REQUIREMENT> Skip all pictures, then copy the lines from the start of the data through the line with "(0,0) rectangle (561,375);", keeping both ends.

DATA PROVIDED>
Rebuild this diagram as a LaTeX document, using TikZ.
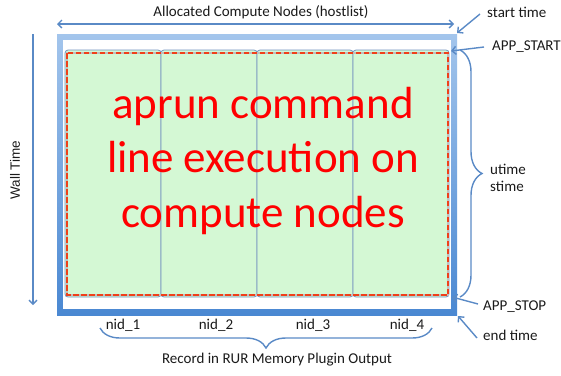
\documentclass[tikz,border=0pt]{standalone}
\usepackage{fontspec}
\setmainfont{Carlito}
\newfontfamily\arialfont{Liberation Sans}
\usetikzlibrary{arrows.meta,decorations.pathreplacing}

\definecolor{frameTop}{HTML}{A3C5EC}
\definecolor{frameBot}{HTML}{4A88D2}
\definecolor{lineBlue}{HTML}{5A8AC6}
\definecolor{colEdge}{HTML}{7391C0}
\definecolor{colFill}{HTML}{D4F8D4}
\definecolor{dashRed}{HTML}{F0401A}
\definecolor{txt}{HTML}{1A1A1A}

\tikzset{
  conn/.style={draw=lineBlue, line width=1.4pt, -{Straight Barb[length=4pt,width=8pt]}},
  bracestyle/.style={draw=lineBlue, line width=1.4pt, decorate},
  colbox/.style={draw=colEdge, fill=colFill, line width=0.8pt, rounded corners=3pt,
    minimum width=96pt, minimum height=247pt, inner sep=0pt, outer sep=0pt, anchor=north west},
  lbl/.style={font=\fontsize{15}{17.5}\selectfont, text=txt, inner sep=0pt},
  big/.style={font=\fontsize{45}{54}\selectfont, text=red, inner sep=0pt, anchor=base},
}

\begin{document}
\begin{tikzpicture}[x=1pt,y=-1pt]
\useasboundingbox (0,0) rectangle (561,375);

% outer blue frame
\shade[top color=frameTop, bottom color=frameBot] (57,34) rectangle (457,315);
\fill[white] (63,40) rectangle (451,309);
\coordinate (fNE) at (457,33);
\coordinate (fSE) at (458,316);

% compute node columns
\node[colbox] (c1) at (65,50) {};
\node[colbox] (c2) at (161,50) {};
\node[colbox] (c3) at (257,50) {};
\node[colbox] (c4) at (353,50) {};
\coordinate (aStart) at (451,51);
\coordinate (aStop) at (452,297);

% application extent
\draw[draw=black!25, line width=2.2pt] (67,53) rectangle (448,295);
\draw[draw=dashRed, line width=1.5pt, dash pattern=on 5.5pt off 2.5pt] (67,53) rectangle (448,295);

% central text
\node[big] (t1) at (263,118) {aprun command};
\node[big] (t2) at (263,172) {line execution on};
\node[big] (t3) at (263,227) {compute nodes};

% top span arrow
\coordinate (hl) at (57,24);
\coordinate (hr) at (454,24);
\draw[conn, {Straight Barb[length=4pt,width=8pt]}-{Straight Barb[length=4pt,width=8pt]}] (hl) -- (hr);
\node[lbl] (alloc) at (261,12) {Allocated Compute Nodes (hostlist)};

% wall time arrow
\coordinate (wt) at (33,34);
\coordinate (wb) at (33,305);
\draw[conn] (wt) -- (wb);
\node[lbl, font=\arialfont\fontsize{13.5}{16}\selectfont, rotate=90] (wall) at (15,170) {Wall Time};

% right-hand labels and pointers
\node[lbl, anchor=west] (stt) at (487,12) {start time};
\node[lbl, anchor=west] (aps) at (492,47) {APP\_START};
\node[lbl, anchor=west] (apx) at (483,307) {APP\_STOP};
\node[lbl, anchor=west] (endt) at (483,335) {end time};
\draw[conn] ([shift={(-7pt,-2pt)}]stt.west) -- (fNE);
\draw[conn] ([xshift=-8pt]aps.west) -- (aStart);
\draw[conn] ([shift={(-5pt,3pt)}]apx.west) -- (aStop);
\draw[conn] ([shift={(-6pt,-3pt)}]endt.west) -- (fSE);

% right brace
\coordinate (rb1) at (460,50);
\coordinate (rb2) at (460,297);
\draw[bracestyle, decoration={brace, amplitude=22pt}] (rb1) -- (rb2);
\node[lbl, anchor=west, align=left] (ut) at (490,178) {utime\\[-1pt]stime};

% node ids
\node[lbl] (n1) at (123,325) {nid\_1};
\node[lbl] (n2) at (216,325) {nid\_2};
\node[lbl] (n3) at (313,325) {nid\_3};
\node[lbl] (n4) at (407,325) {nid\_4};

% bottom brace
\coordinate (bb1) at (432,328);
\coordinate (bb2) at (100,328);
\draw[bracestyle, decoration={brace, amplitude=20pt}] (bb1) -- (bb2);
\node[lbl] (rec) at (277,360) {Record in RUR Memory Plugin Output};
\end{tikzpicture}
\end{document}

ANSWER FOR THIS EXERCISE>
Rebuild this diagram as a LaTeX document, using TikZ.
\documentclass[tikz,border=0pt]{standalone}
\usepackage{fontspec}
\setmainfont{Carlito}
\newfontfamily\arialfont{Liberation Sans}
\usetikzlibrary{arrows.meta,decorations.pathreplacing}

\definecolor{frameTop}{HTML}{A3C5EC}
\definecolor{frameBot}{HTML}{4A88D2}
\definecolor{lineBlue}{HTML}{5A8AC6}
\definecolor{colEdge}{HTML}{7391C0}
\definecolor{colFill}{HTML}{D4F8D4}
\definecolor{dashRed}{HTML}{F0401A}
\definecolor{txt}{HTML}{1A1A1A}

\tikzset{
  conn/.style={draw=lineBlue, line width=1.4pt, -{Straight Barb[length=4pt,width=8pt]}},
  bracestyle/.style={draw=lineBlue, line width=1.4pt, decorate},
  colbox/.style={draw=colEdge, fill=colFill, line width=0.8pt, rounded corners=3pt,
    minimum width=96pt, minimum height=247pt, inner sep=0pt, outer sep=0pt, anchor=north west},
  lbl/.style={font=\fontsize{15}{17.5}\selectfont, text=txt, inner sep=0pt},
  big/.style={font=\fontsize{45}{54}\selectfont, text=red, inner sep=0pt, anchor=base},
}

\begin{document}
\begin{tikzpicture}[x=1pt,y=-1pt]
\useasboundingbox (0,0) rectangle (561,375);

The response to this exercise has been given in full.